However, the extracted features can capture more identity-related information and thus are not strictly related to the intended task, i.e., facial expression recognition. The challenge is to reduce the personal effects of identity-accorded features by taking out identity facts from facial images. In addition, we suppose fun(I) to be the obtained knowledge of an input facial image, named I, learned by CNN. fun(I) is generally a nonlinear function that presents the sum of two attributes, i.e., fun(I) = g(fid (I); fexp (I)), whose fid (I) presents the identity features related by race, age, gender, and identity face; and fexp (I) presents expression-related information only. The purpose of the proposed system is to obtain the best exploitation of fexp (I) while reducing the influence of fid (I).

To meet this goal, we present a novel FER approach based on neural style transfer generative adversarial network, as shown in Fig. 1, that learns emotion without identity information. We called our model NST-GAN.

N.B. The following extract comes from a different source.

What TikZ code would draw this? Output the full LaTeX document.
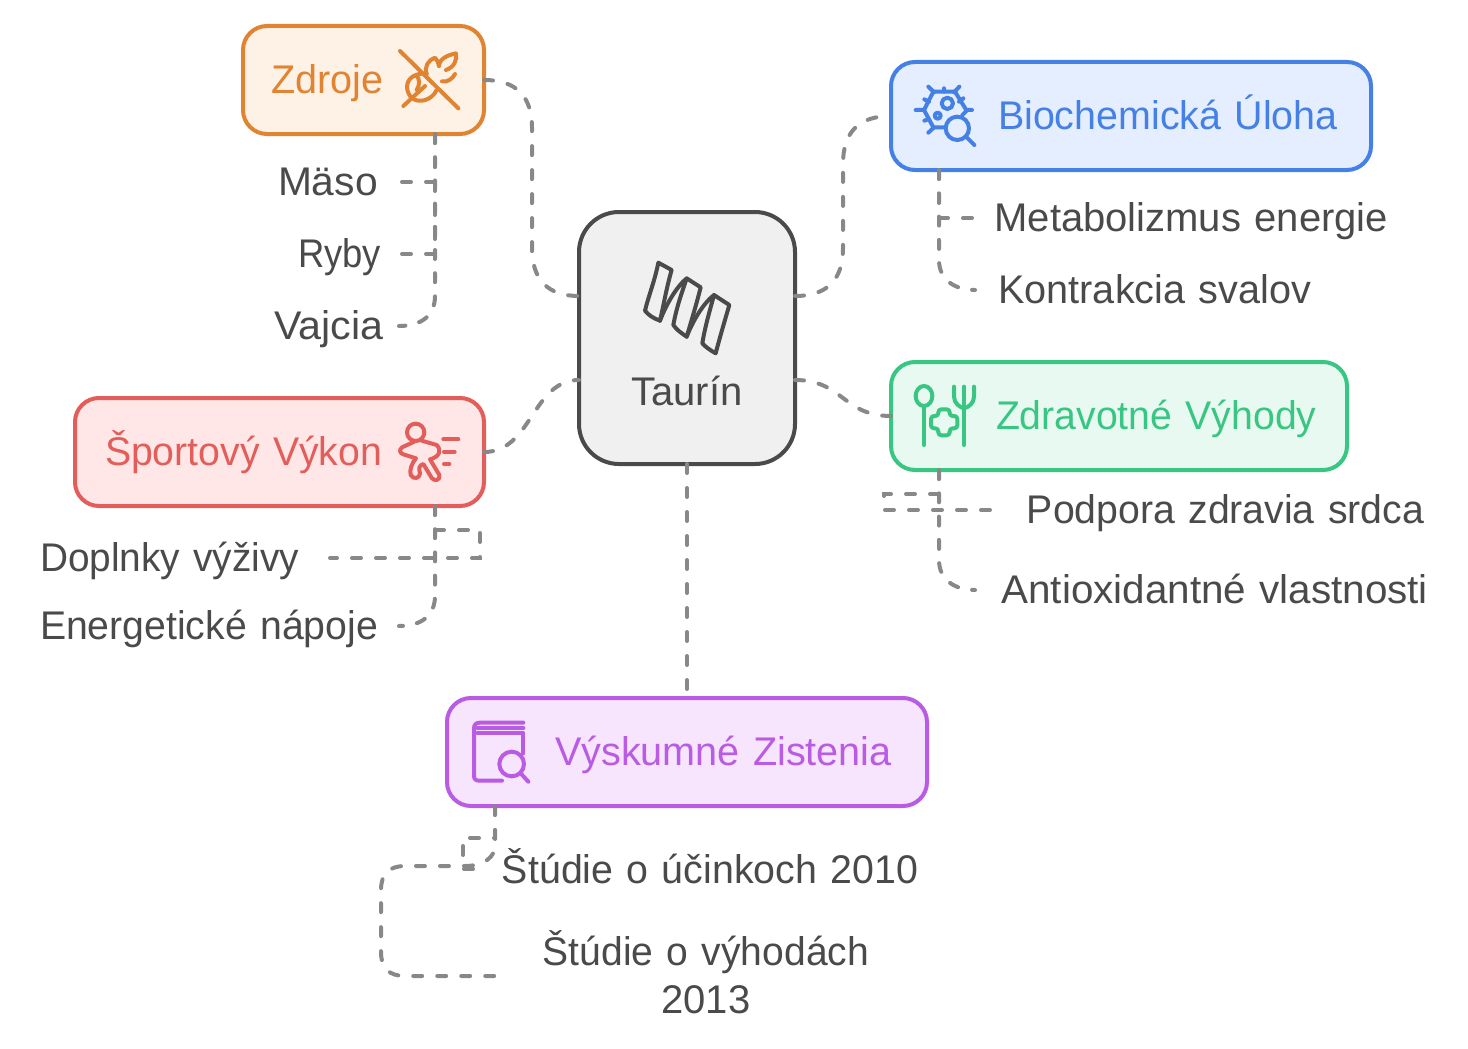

The objective is to determine the expression information from the input image by removing identity information and transferring it to a synthetic “average” identity. Average expressive images are generated from all input data in the trained dataset. Hence, these images will be considered for expression classification. In summary, the following are the major contributions:

Developing an NST-GAN pattern to modify the facial image to an average identity for expression recognition, and the recognition with adversarial changes on facial images can achieve more performance than those on natural images. That is, the reduction in perturbation is required to obtain successful recognition.
We experimentally prove that our approach attains a considerable performance compared to the state-of-the-art FER systems.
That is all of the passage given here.